In 1647 Fox began to preach publicly, which gave rise to small gathering or sect that ended up calling themselves Friends. His qualification for ministry was not derived from any ecclesiastical study but from the Holy Spirit, who guides him. This extended to anyone and everyone.He was also against any religious ritual, as the important thing was a true spiritual conversion, and shunned things such as baptism by water, trying to refocus on the internal act, as opposed to the external action. He also shunned the idea of churches being building of religious experience and called them ‘steeple-houses’ instead to highlight the fact that religious experience can occur anywhere. Throughout his travels he was persecuted by the authorities who disapproved of his beliefs and upsetting of the established order. His ministry grew and grew until he was preaching to roughly a thousand people. He continued to travel and was arrested many times, often for disturbing the peace or unauthorised worship. In 1655 he was arrested and brought to Oliver Cromwell as parliamentarian fears of monarchist plots grew, but he assuaged these fears referring to his refusal to take up arms.

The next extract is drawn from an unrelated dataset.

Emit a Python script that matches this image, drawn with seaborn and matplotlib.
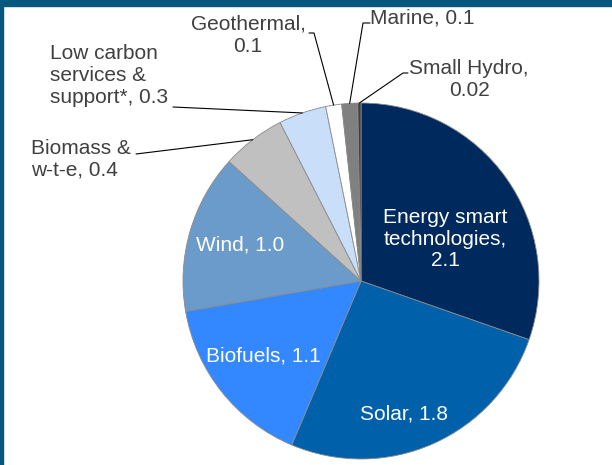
import matplotlib
matplotlib.use("Agg")
import matplotlib.pyplot as plt
import matplotlib.patches as mpatches
import seaborn as sns
import numpy as np

# ===============================================
# Data
# ===============================================
sources = ["Energy smart technologies", "Solar", "Biofuels", "Wind",
           "Biomass & w-t-e", "Low carbon services & support*",
           "Geothermal", "Marine", "Small Hydro"]
values = [2.1, 1.8, 1.1, 1.0, 0.4, 0.3, 0.1, 0.1, 0.02]
labels = ["Energy smart\ntechnologies,\n2.1", "Solar, 1.8", "Biofuels, 1.1",
          "Wind, 1.0", "Biomass &\nw-t-e, 0.4",
          "Low carbon\nservices &\nsupport*, 0.3", "Geothermal,\n0.1",
          "Marine, 0.1", "Small Hydro,\n0.02"]
colors = ["#00295E", "#0060AA", "#3388FF", "#6B9BCA", "#C0C0C0",
          "#C9DEF8", "#FFFFFF", "#808080", "#404040"]

sns.set_theme(style="white")
plt.rcParams['font.family'] = ['Liberation Sans', 'DejaVu Sans']

W, H = 612, 465
fig = plt.figure(figsize=(W / 100, H / 100), dpi=100)
fig.patch.set_facecolor("white")

# frame of the slide (top band + left edge)
band = "#04587E"
fig.patches.append(mpatches.Rectangle((0, 1 - 6 / H), 1, 6 / H, transform=fig.transFigure,
                                      color=band, zorder=0))
fig.patches.append(mpatches.Rectangle((0, 0), 2.5 / W, 1, transform=fig.transFigure,
                                      color=band, zorder=0))

# pie: centre (361, 281) px, radius 178 px
CX, CY, R = 361, 281, 178
ax = fig.add_axes([(CX - R) / W, (H - CY - R) / H, 2 * R / W, 2 * R / H])
wedges, _ = ax.pie(values, colors=colors, startangle=90, counterclock=False,
                   wedgeprops=dict(edgecolor="#8A8A8A", linewidth=0.6))
ax.set_xlim(-1, 1)
ax.set_ylim(-1, 1)
ax.set_aspect("equal")
ax.axis("off")


def px(x, y):
    # pixel position in the picture -> data units of the pie axes
    return (x - CX) / R, (CY - y) / R


def edge_point(w):
    ang = np.deg2rad((w.theta1 + w.theta2) / 2)
    return np.cos(ang), np.sin(ang)


fs = 15
ls = 1.2
# labels inside the big slices
inside = {0: (445, 239), 1: (404, 414), 2: (263, 356), 3: (240, 245)}
for i, (x, y) in inside.items():
    tx, ty = px(x, y)
    ax.text(tx, ty, labels[i], ha="center", va="center", color="white",
            fontsize=fs, linespacing=ls)

# labels outside with leader lines: (text pos, ha, leader start, tick end)
outside = {
    4: ((31, 159), "left", (136, 154), None),
    5: ((50, 75), "left", (173, 107), None),
    6: ((248, 35), "center", (309, 33), (314, 33)),
    7: ((370, 18), "left", (370, 23), (363, 23)),
    8: ((469, 79), "center", (408, 73), (403, 73)),
}
for i, (pos, ha, start, tick) in outside.items():
    tx, ty = px(*pos)
    ax.text(tx, ty, labels[i], ha=ha, va="center", color="#404040",
            fontsize=fs, linespacing=ls)
    pts = [px(*start)]
    if tick is not None:
        pts.append(px(*tick))
    pts.append(edge_point(wedges[i]))
    xs, ys = zip(*pts)
    ax.plot(xs, ys, color="black", lw=0.8, clip_on=False)

fig.savefig("out.png", dpi=100)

Fox travelled throughout Europe and America preaching the now established ways of the Society of Friends, visiting Ireland to preach against the Roman Catholic Church’s use of ritual, and as far as North America, even visiting the colonies of the West Indies where he was accused of inciting the slave populations to revolt. He returned to England, convinced of the Society of Friends progress there, but when he arrived he was met with division, with some Quakers still refusing the establishment of women’s meetings. He was arrested again for refusing to swear an oath, and after his release spent much time writing on the subject of oaths, something which he saw as essential to the Quaker’s faith, in allowing him to experience everyday truth and an inner light.

He died in January 1691. His legacy with regards to the Society of Friends was enormous, with his leadership overcoming government persecution and also internal disputes.